El aire se escapó de mis pulmones. El chantaje era directo y brutal. Me quedé allí, expuesta en el balcón, viéndome como la presa que él siempre supo que era.
—Entra ahora mismo —ordenó, y esta vez su voz no fue sutil; fue una orden de mando absoluto—. Si vuelves a intentar una estupidez así, le pediré a mis hombres que dejen a Ezequiel en la acera de la clínica tal como lo encontré anoche. Tú decides si quieres ser una heroína muerta o una hija obediente.
Derrotada y con la vista nublada por las lágrimas, retrocedí hacia el interior de la habitación. Cerré el ventanal y me desplomé en el suelo, sollozando. Máximo Santana no era solo un hombre peligroso; era un carcelero que utilizaba el amor que yo sentía por mi familia como los clavos de mi propia cruz.
Unos minutos después, el sonido de la cerradura me indicó que mi carcelero había regresado. La puerta de mi prisión se abrió de par en par, dejando pasar la imponente y aterradora figura de Máximo Santana. Se veía impecable, como si no acabara de amenazarme de muerte desde el jardín.

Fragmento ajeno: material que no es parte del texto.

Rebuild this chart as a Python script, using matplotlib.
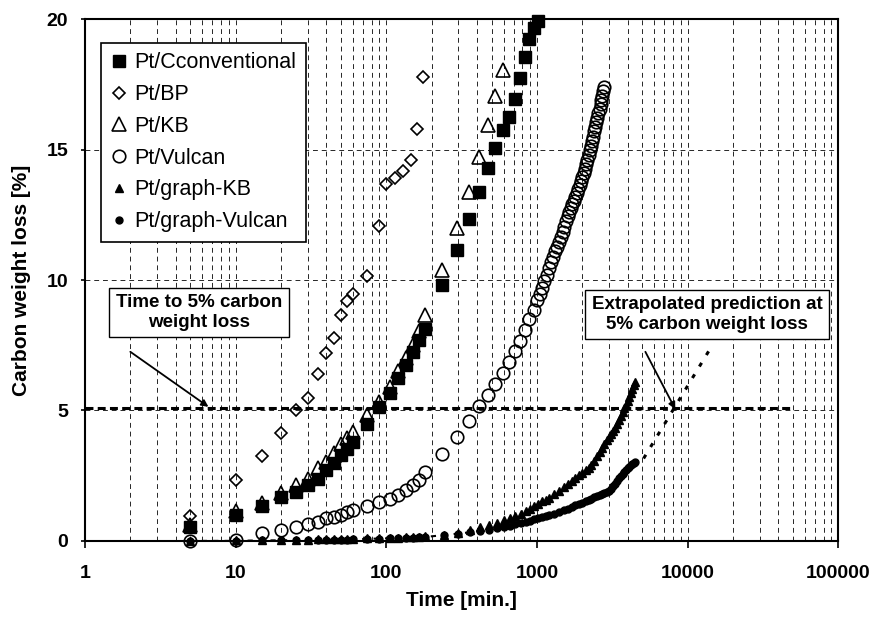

—Mi familia tiene tanto o más dinero que tú —solté con una frialdad que recuperé del fondo de mi orgullo—. No necesitamos que pagues ninguna clínica. Mi padre puede costearse los mejores médicos del mundo sin tu caridad.
Máximo se detuvo a medio camino. Una sonrisa ladeada, cargada de una lástima insultante, apareció en su rostro.
—En eso te equivocas, niña tonta —dijo, y su voz gélida me hizo estremecer—. Seguramente tu querido padre no te contó que hizo una inversión desastrosa. Su patrimonio es un castillo de naipes a punto de colapsar bajo el peso de sus deudas.
Mi mundo se detuvo en un instante. El aire se volvió pesado, difícil de tragar.
—Estás mintiendo... —murmuré, aunque mi voz temblaba—. ¿Qué pretendes ahora? ¿Inventar cuentos para asustarme? —grité, intentando ocultar mi terror con furia.
Máximo no se inmutó. Se acercó a mí con una lentitud felina y extendió un sobre amarillo que llevaba en la mano.
—Aquí tienes las pruebas. Los estados de cuenta, las hipotecas y las órdenes de embargo que tu padre ha estado ocultando bajo la alfombra —me lo puso en las manos y sus dedos rozaron los míos, enviando una descarga de corriente por mi cuerpo—. Lee los documentos. Infórmate de la ruina que te espera fuera de estas paredes.
Caminó hacia la puerta, pero antes de salir, se detuvo y me miró por encima del hombro.
—Esta noche te espero en el comedor. Hablaremos de un acuerdo. Tú tienes algo que yo quiero, y yo soy el único que puede evitar que tu familia termine en la calle. No llegues tarde.
La puerta se cerró con un golpe seco. Me quedé sola en la inmensa habitación, aferrando el sobre contra mi pecho como si fuera una bomba a punto de estallar. Estaba aterrada de descubrir que Máximo decía la verdad, pero sabía que no tenía escapatoria. Tenía que enfrentar la realidad por muy dura que fuera, porque mi apellido, mi padre y mi futuro dependían ahora de la voluntad del hombre que más nos odiaba.